__GIVEN PROBLEM__: Among the entries below, find the line with "Recreate this image", then quote it and each following line up to and including the line with "const grids = [], xAxes", and nothing else.

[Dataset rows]
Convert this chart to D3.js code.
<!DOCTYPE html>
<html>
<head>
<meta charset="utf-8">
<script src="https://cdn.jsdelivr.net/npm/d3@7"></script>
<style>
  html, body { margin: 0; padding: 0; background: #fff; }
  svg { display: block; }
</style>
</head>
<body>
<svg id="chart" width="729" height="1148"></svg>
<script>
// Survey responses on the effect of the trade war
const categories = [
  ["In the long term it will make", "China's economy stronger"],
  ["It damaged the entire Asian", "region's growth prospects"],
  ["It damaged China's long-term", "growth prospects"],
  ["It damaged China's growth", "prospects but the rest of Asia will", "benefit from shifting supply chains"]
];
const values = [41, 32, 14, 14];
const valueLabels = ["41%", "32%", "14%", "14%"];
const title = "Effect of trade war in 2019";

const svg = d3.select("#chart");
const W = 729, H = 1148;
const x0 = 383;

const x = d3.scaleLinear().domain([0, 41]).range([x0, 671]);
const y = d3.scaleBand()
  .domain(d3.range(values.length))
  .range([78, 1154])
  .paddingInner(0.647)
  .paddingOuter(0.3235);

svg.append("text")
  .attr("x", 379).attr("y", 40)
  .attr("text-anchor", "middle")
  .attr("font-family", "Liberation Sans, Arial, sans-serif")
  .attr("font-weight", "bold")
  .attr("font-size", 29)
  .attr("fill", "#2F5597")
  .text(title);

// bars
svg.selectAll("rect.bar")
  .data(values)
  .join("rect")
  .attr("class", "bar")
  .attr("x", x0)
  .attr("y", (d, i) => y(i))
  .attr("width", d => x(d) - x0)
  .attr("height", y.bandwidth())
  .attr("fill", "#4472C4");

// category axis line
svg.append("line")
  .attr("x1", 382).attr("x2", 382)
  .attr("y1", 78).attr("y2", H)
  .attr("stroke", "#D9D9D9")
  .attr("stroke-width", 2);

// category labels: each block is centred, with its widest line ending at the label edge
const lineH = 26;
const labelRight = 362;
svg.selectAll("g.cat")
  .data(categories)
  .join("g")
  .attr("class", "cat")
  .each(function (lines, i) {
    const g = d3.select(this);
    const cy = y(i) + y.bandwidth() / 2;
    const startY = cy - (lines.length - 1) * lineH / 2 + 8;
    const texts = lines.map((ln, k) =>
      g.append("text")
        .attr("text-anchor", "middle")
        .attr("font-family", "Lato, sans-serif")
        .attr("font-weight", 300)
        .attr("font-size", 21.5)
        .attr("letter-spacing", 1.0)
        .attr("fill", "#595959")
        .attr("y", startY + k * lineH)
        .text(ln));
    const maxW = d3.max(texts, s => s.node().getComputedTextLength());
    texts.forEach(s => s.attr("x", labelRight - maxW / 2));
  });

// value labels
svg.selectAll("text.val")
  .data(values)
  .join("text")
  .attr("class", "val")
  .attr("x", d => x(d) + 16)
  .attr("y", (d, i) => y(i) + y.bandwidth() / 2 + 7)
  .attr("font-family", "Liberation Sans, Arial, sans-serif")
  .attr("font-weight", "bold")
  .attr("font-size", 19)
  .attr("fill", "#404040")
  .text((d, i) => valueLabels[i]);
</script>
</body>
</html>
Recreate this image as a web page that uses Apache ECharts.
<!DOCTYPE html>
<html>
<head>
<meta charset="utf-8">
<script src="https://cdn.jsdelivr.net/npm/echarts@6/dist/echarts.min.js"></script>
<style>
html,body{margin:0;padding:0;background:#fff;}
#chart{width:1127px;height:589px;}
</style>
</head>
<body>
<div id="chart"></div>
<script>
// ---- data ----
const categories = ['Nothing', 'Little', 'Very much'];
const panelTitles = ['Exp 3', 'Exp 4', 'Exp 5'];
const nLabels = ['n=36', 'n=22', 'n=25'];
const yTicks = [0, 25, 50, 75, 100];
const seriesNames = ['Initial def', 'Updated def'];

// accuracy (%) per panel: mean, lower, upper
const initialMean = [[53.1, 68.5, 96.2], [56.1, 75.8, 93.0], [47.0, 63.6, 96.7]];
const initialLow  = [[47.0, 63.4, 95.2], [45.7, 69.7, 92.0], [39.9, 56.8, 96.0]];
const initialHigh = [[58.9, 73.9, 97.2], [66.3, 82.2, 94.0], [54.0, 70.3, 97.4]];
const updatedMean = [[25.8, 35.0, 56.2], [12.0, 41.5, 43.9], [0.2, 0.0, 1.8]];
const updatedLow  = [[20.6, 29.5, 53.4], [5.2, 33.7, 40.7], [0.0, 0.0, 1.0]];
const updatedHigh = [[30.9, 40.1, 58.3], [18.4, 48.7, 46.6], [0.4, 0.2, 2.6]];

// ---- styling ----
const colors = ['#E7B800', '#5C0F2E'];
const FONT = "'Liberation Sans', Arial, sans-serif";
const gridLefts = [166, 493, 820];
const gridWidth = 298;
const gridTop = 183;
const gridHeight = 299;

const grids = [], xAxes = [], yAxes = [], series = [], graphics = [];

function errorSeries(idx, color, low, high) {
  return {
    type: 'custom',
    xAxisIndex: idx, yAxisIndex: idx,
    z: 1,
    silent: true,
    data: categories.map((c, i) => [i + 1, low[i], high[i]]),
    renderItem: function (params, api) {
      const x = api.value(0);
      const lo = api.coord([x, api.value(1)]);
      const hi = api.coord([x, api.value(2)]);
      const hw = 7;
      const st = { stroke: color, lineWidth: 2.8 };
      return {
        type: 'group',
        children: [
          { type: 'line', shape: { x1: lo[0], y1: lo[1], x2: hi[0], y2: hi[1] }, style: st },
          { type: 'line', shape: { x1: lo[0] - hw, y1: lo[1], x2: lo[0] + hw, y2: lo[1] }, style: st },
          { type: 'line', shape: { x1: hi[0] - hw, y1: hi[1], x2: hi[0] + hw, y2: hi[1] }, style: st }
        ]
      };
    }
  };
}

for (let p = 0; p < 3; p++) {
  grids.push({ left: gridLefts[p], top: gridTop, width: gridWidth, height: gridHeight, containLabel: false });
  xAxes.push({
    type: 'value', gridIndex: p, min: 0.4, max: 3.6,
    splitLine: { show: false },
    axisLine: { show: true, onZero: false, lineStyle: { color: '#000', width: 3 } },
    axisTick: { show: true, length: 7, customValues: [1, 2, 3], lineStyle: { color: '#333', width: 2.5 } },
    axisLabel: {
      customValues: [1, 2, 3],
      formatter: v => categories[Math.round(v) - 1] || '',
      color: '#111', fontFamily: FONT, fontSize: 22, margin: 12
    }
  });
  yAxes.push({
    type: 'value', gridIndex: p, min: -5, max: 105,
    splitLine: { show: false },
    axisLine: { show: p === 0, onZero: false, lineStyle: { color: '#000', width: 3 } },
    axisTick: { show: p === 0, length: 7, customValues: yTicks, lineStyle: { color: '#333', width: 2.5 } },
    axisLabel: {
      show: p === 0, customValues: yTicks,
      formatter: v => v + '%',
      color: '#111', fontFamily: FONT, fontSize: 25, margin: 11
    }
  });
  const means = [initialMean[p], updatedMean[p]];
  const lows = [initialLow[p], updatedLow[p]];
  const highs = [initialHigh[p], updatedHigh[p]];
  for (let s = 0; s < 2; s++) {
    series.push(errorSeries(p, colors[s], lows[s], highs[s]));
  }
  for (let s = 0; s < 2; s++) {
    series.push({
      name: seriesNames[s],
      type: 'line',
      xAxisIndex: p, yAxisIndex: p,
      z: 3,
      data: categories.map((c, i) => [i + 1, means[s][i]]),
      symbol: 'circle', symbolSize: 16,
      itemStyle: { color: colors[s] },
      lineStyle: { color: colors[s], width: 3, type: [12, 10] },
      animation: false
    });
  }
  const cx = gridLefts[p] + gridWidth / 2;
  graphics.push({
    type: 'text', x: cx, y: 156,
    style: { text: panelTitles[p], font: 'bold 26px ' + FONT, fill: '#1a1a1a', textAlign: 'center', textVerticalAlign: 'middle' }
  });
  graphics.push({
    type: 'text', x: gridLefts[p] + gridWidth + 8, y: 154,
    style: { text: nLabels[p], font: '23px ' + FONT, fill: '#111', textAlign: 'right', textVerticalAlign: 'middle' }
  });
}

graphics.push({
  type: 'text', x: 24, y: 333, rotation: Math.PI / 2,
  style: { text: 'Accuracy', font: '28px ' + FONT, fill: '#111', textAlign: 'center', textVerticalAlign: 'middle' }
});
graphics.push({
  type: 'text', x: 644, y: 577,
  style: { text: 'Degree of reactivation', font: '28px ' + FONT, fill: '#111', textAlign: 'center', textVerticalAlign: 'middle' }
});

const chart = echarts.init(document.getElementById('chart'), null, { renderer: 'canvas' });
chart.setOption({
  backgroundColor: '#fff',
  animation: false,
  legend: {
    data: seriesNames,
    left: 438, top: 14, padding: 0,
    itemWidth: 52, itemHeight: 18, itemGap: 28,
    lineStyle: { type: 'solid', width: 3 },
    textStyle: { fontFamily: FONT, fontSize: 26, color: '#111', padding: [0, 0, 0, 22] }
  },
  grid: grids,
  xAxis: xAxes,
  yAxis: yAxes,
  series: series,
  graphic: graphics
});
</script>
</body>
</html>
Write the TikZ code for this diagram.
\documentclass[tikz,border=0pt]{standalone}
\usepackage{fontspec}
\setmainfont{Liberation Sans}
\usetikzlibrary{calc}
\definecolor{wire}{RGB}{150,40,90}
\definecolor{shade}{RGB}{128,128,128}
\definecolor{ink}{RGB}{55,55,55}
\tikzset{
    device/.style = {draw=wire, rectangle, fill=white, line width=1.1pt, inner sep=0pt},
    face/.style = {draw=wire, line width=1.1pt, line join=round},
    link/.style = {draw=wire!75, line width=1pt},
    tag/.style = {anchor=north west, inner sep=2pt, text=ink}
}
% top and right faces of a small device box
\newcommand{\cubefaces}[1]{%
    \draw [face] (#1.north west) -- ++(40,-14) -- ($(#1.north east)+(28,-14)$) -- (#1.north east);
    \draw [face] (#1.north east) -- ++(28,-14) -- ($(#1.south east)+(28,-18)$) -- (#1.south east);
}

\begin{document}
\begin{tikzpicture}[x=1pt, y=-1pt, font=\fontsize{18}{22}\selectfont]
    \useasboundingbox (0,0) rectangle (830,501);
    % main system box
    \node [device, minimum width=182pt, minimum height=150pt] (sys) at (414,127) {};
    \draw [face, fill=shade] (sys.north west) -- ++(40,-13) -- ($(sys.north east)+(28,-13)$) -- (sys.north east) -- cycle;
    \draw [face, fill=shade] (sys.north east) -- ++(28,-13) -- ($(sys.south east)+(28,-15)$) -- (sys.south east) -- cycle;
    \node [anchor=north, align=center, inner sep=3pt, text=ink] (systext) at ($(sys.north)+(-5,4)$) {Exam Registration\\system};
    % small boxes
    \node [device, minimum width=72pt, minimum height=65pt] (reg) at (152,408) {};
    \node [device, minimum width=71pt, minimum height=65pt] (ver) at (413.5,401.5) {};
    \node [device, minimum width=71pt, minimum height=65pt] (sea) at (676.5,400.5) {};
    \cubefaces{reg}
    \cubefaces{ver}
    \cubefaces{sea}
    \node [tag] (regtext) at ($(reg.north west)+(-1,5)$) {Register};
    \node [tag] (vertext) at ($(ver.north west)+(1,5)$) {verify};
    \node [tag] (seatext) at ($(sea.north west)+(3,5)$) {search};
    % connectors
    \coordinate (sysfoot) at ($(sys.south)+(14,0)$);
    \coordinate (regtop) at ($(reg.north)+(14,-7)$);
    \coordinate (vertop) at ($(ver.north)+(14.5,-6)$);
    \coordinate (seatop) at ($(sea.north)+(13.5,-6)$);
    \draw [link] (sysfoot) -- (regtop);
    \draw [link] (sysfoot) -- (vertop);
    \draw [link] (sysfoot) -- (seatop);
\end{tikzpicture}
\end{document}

__EXERCISE SOLUTION__:
Recreate this image as a web page that uses Apache ECharts.
<!DOCTYPE html>
<html>
<head>
<meta charset="utf-8">
<script src="https://cdn.jsdelivr.net/npm/echarts@6/dist/echarts.min.js"></script>
<style>
html,body{margin:0;padding:0;background:#fff;}
#chart{width:1127px;height:589px;}
</style>
</head>
<body>
<div id="chart"></div>
<script>
// ---- data ----
const categories = ['Nothing', 'Little', 'Very much'];
const panelTitles = ['Exp 3', 'Exp 4', 'Exp 5'];
const nLabels = ['n=36', 'n=22', 'n=25'];
const yTicks = [0, 25, 50, 75, 100];
const seriesNames = ['Initial def', 'Updated def'];

// accuracy (%) per panel: mean, lower, upper
const initialMean = [[53.1, 68.5, 96.2], [56.1, 75.8, 93.0], [47.0, 63.6, 96.7]];
const initialLow  = [[47.0, 63.4, 95.2], [45.7, 69.7, 92.0], [39.9, 56.8, 96.0]];
const initialHigh = [[58.9, 73.9, 97.2], [66.3, 82.2, 94.0], [54.0, 70.3, 97.4]];
const updatedMean = [[25.8, 35.0, 56.2], [12.0, 41.5, 43.9], [0.2, 0.0, 1.8]];
const updatedLow  = [[20.6, 29.5, 53.4], [5.2, 33.7, 40.7], [0.0, 0.0, 1.0]];
const updatedHigh = [[30.9, 40.1, 58.3], [18.4, 48.7, 46.6], [0.4, 0.2, 2.6]];

// ---- styling ----
const colors = ['#E7B800', '#5C0F2E'];
const FONT = "'Liberation Sans', Arial, sans-serif";
const gridLefts = [166, 493, 820];
const gridWidth = 298;
const gridTop = 183;
const gridHeight = 299;

const grids = [], xAxes = [], yAxes = [], series = [], graphics = [];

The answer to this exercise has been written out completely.